The complaint alleges that FWS has entered into cooperative farming agreements with private parties allowing them to farm national wildlife refuge land with GE crops without preparing an environmental impact statement under the National Environmental Policy Act. The agency allegedly prepared a region-wide environmental assessment and issued a finding of no significant impact, “despite evidence that growing GE crops on refuge lands is a major federal action which significantly impacts the quality of the human environment, is highly controversial, and which has potentially harmful effects on human health, the environment, and wildlife.” Focusing on the increased use of pesticides, transgenic contamination and the growth of “superweeds” associated with GE-crop cultivation, the plaintiffs seek declaratory and injunctive relief, as well as costs and attorney’s fees.  

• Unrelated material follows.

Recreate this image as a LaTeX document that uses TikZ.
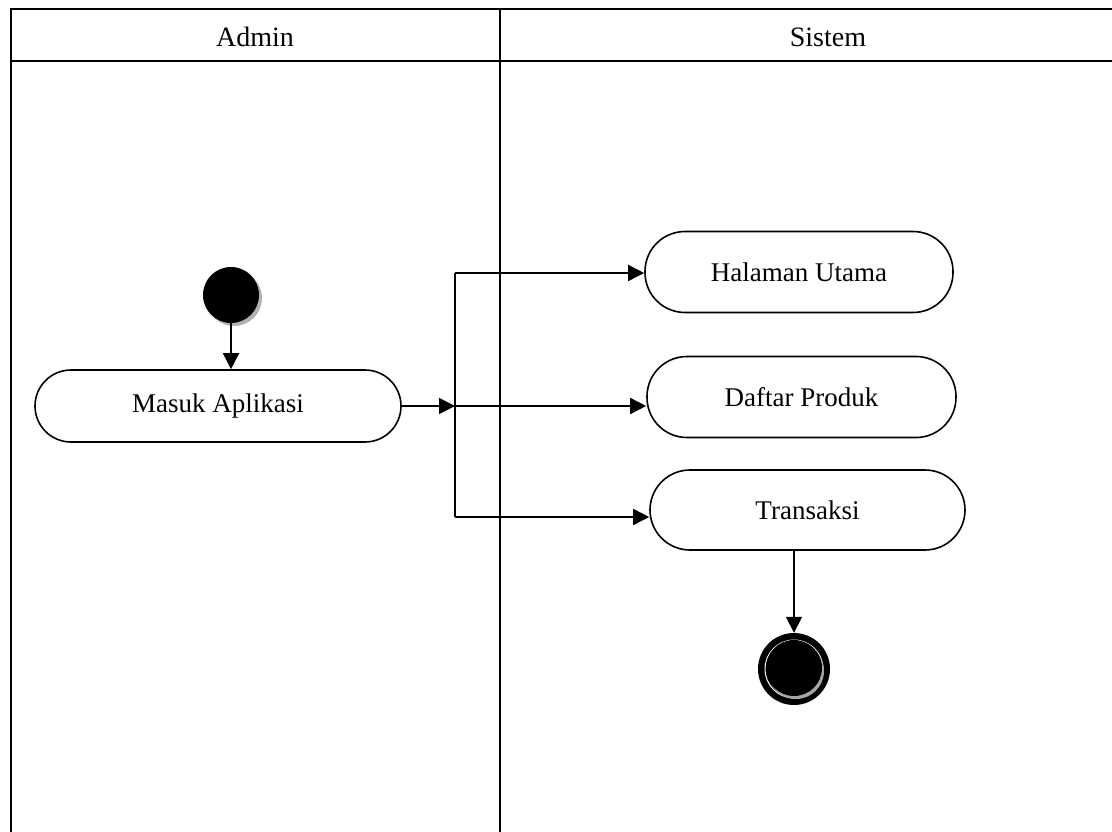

CFS notes that its previous legal actions challenging the cultivation of GE crops in wildlife refuges in other U.S. regions “forced FWS to end GE planting in the entire 12-state Northeastern Region.” A CFS spokesperson said, “National Wildlife Refuges are sanctuaries for migratory birds, native grasses, and endangered species. Allowing pesticide promoting, GE crops degrades these vital ecosystems and is antithetical to the basic purpose of our refuge system. Worse still is approval without meaningful review of these crops’ impact.” See CFS Press Release, November 2, 2011.